CRC is a good way to encourage this and to put it into practice. [A
famous computer scientist thought otherwise. See Edsger
Djikstra .]
- Interfaces are
more important than implementation
The type system
is more important than the class system. Public method (member function)
signatures need more thought, care and attention than they are usually
given.
- Design (high-level
and low-level) from the outside inwards
Having followed
the previous three rules, and thus having made a good "outside-in"
start, continue with the outside-in approach when you arrive at class
design. Begin with the "they will come back to haunt you"
signatures of the public methods (member functions) and arrive at
the "here today, gone tomorrow" instance variables (date
members) last. (Last, that is, apart from deciding what implementation
you're going to inherit).
- Inherit interface
first, and implementation later
Inheritance isn't
the wonder-device/savior/silver bullet that was originally hoped for.
If your language
forces you to use inheritance to set up a polymorphic type system,
focus on type sharing (inheritance of interface) first. In
languages like Java and C#, don't use extends (inheritance) if implements
(classes implementing interfaces) is appropriate.
In any language
deal with inheritance of implementation later, when the concrete
classes are settling down and most have appeared.
- Treat superclasses
(base classes) with care
Never instantiate
superclasses; and seldom use superclasses that are only partially
abstract as types. Instantiate only leaf-node subclasses; and tend
towards using purely abstract superclasses or interfaces as types.
Almost a golden
rule in its own right but covering three of four of the preceding
points, variables have types; objects have classes.
- Make all names
(identifiers) precise, colorful and no more concise than they should
be
Have all model
and code names be honest and accurate. Avoid wishy-washy, gray names.
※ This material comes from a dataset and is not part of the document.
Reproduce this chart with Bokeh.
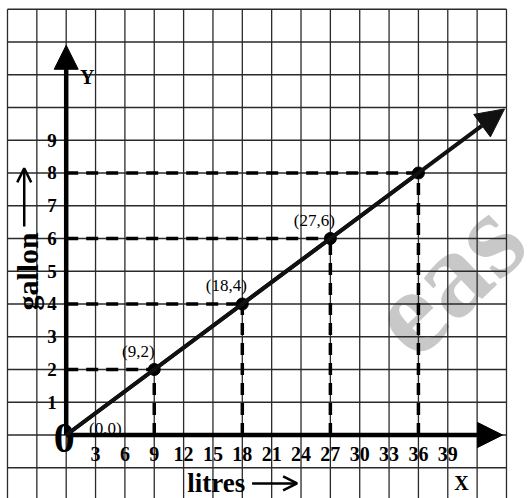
from bokeh.plotting import figure
from bokeh.models import Range1d, Arrow, NormalHead, OpenHead, ColumnDataSource
from bokeh.core.properties import value
from bokeh.embed import file_html
from bokeh.resources import INLINE
import math

# ---- data ----
litres = [0, 9, 18, 27, 36]
gallons = [0, 2, 4, 6, 8]
point_labels = ["", "(9,2)", "(18,4)", "(27,6)", ""]
x_ticks = [3, 6, 9, 12, 15, 18, 21, 24, 27, 30, 33, 36, 39]
y_ticks = [1, 2, 3, 4, 5, 6, 7, 8, 9]
grid_x = list(range(-6, 46, 3))
grid_y = list(range(-1, 14))
x_axis_end = 44.6
y_axis_end = 11.9
line_end = [44.8, 44.8 * 2 / 9]

SERIF = value("Liberation Serif")

p = figure(width=531, height=498, output_backend="svg", toolbar_location=None,
           x_range=Range1d(-6.715, 47.557), y_range=Range1d(-1.939, 13.267),
           x_axis_type=None, y_axis_type=None, min_border=0)
p.outline_line_color = None
p.grid.visible = False
p.background_fill_color = "white"

# watermark
p.text(x=[32.77], y=[3.11], text=["eas"], angle=math.radians(44),
       text_font=SERIF, text_font_style="bold", text_font_size="122px",
       text_color="#c8c8c8", text_align="left", text_baseline="middle")

# graph paper grid
p.segment(x0=grid_x, y0=[-3] * len(grid_x), x1=grid_x, y1=[13] * len(grid_x),
          line_color="#2a2a2a", line_width=1.3)
p.segment(x0=[-6] * len(grid_y), y0=grid_y, x1=[45] * len(grid_y), y1=grid_y,
          line_color="#2a2a2a", line_width=1.3)

# dashed guides
px = litres[1:]
py = gallons[1:]
p.segment(x0=[0] * len(px), y0=py, x1=px, y1=py, line_color="black",
          line_width=3.5, line_dash="12 8")
p.segment(x0=px, y0=[0] * len(px), x1=px, y1=py, line_color="black",
          line_width=3.5, line_dash="12 8")

# axes with arrows
p.add_layout(Arrow(end=NormalHead(size=25, fill_color="black", line_color="black"),
                   x_start=0, y_start=0, x_end=x_axis_end, y_end=0,
                   line_width=4.5, line_color="black"))
p.add_layout(Arrow(end=NormalHead(size=24, fill_color="black", line_color="black"),
                   x_start=0, y_start=0, x_end=0, y_end=y_axis_end,
                   line_width=4.5, line_color="black"))

# main line
p.add_layout(Arrow(end=NormalHead(size=28, fill_color="#111111", line_color="#111111"),
                   x_start=litres[0], y_start=gallons[0], x_end=line_end[0], y_end=line_end[1],
                   line_width=4, line_color="#111111"))
p.line(litres, gallons, line_color="#111111", line_width=4)
p.scatter(litres[1:], gallons[1:], size=12, color="black")

# point labels
src = ColumnDataSource(dict(x=litres, y=gallons, t=point_labels))
p.text(x="x", y="y", text="t", source=src, x_offset=-16, y_offset=-18,
       text_font=SERIF, text_font_size="17px", text_color="black",
       text_align="center", text_baseline="middle")
p.text(x=[4.0], y=[0.2], text=["(0,0)"], text_font=SERIF, text_font_size="17px",
       text_color="black", text_align="center", text_baseline="middle")

# origin
p.text(x=[-0.2], y=[-0.08], text=["0"], text_font=SERIF, text_font_style="bold",
       text_font_size="42px", text_color="black", text_align="center",
       text_baseline="middle")

# tick labels
p.text(x=x_ticks, y=[-0.57] * len(x_ticks), text=[str(v) for v in x_ticks],
       text_font=SERIF, text_font_style="bold", text_font_size="20px", text_color="black",
       text_align="center", text_baseline="middle")
p.text(x=[-1.45] * len(y_ticks), y=y_ticks, text=[str(v) for v in y_ticks],
       text_font=SERIF, text_font_style="bold", text_font_size="19px",
       text_color="black", text_align="center", text_baseline="middle")

# axis letters
p.text(x=[2.15], y=[10.92], text=["Y"], text_font=SERIF, text_font_style="bold",
       text_font_size="20px", text_color="black", text_align="center", text_baseline="middle")
p.text(x=[40.4], y=[-1.48], text=["X"], text_font=SERIF, text_font_style="bold",
       text_font_size="20px", text_color="black", text_align="center", text_baseline="middle")

# axis titles
p.text(x=[12.37], y=[-1.46], text=["litres"], text_font=SERIF, text_font_style="bold",
       text_font_size="27px", text_color="black", text_align="left", text_baseline="middle")
p.add_layout(Arrow(end=OpenHead(size=14, line_width=2.5, line_color="black"),
                   x_start=19.0, y_start=-1.48, x_end=23.6, y_end=-1.48,
                   line_width=2.5, line_color="black"))
p.text(x=[-3.99], y=[3.80], text=["gallon"], angle=math.pi / 2, text_font=SERIF,
       text_font_style="bold", text_font_size="30px", text_color="black",
       text_align="left", text_baseline="middle")
p.add_layout(Arrow(end=OpenHead(size=14, line_width=2.5, line_color="black"),
                   x_start=-4.29, y_start=6.37, x_end=-4.29, y_end=8.14,
                   line_width=2.5, line_color="black"))

open("out.html", "w").write(file_html(p, INLINE))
Avoid handle(r), process(or), manager(r), and their ilk, as parts
of names. You want a name to put a clear picture and the same picture
into everyone's head.
- Respect the
"Need to know" principle
Restrict what
your software elements know about each other: they know no more than
they absolutely need to know. This is another phrasing of "strive
to minimize coupling".
- Respect the
software engineer's affirmation
Ensure you follow,
"the thing, the whole thing
and nothing but the thing". An object should empower one thing,
all of that thing and nothing but that thing. A method (member function)
should do one job, the whole job and nothing but that job. Another
phrasing of, "strive for maximum cohesion". Database designers
know this exhortation as "normalization".
- Be guided by
use cases but don't be driven by them
Use cases are
a requirements artifact (and a very useful one at that). However,
be aware that like sequence diagrams and like testing, they are a
sampling activity; if you don't know when to stop, you never will.
Also, they take a functional picture; and as such, there is a risk
that if they drive the design, rather than answer questions asked
by the design, the ensuing object architecture will be poor and fragile.
And don't confuse
use cases with object interaction. Use cases look at the system-to-be
from the outside; sequence diagrams (object interaction diagrams)
look at an emerging system design from the inside.
- Understand the
concept of identity
It still astonishes
me, as the years go by, just how much you can figure out if you clearly
understand the concept of object identity. It helps distinguish analysis
model secondary elements like attributes from primary elements like
entities. It helps choosing between composition by value and composition
by reference. It helps with cloning decisions (in Java and C#) and
with reference/pointer/value passing decisions in C++. ...
- Program in the
future tense
Foresee the inevitability
of having to change and extend tomorrow, what you are writing today.
- Use enough self
messaging
Self messaging
is elegant and powerful. If you (as an object) aren't self messaging
then you (as a designer-programmer) have missed a step in your ascension
to true object-orientated greatness.
- Delegate and
empower
Understand the
Law of Demeter. It's not possible to explain it fully in a paragraph,
but ...
This law is important
because of tendencies that we all seem to have, but that seriously
degrade the value of an object orientation. Allow (empower) your objects
to deliver normalized services.
Don't tell them how to do it; and don't ask them to tell you or give
you what you don't need to know, just so
that you can do some of the work that they ought to be doing.
- 7 ± 2 really
does apply
Some course participants
think we're joking when we say that 85% of methods should have 7 ±
2 non-blank, non-comment lines of code. We aren't. Furthermore, stabilizing
class in a stabilizing architecture should tend towards adding or
overriding no more than 7 ± 2 public methods; UML diagrams should
have no more than 7 ± 2 multiboxes, 85% of whose compartments should
list no more than 7 ± 2 of their features.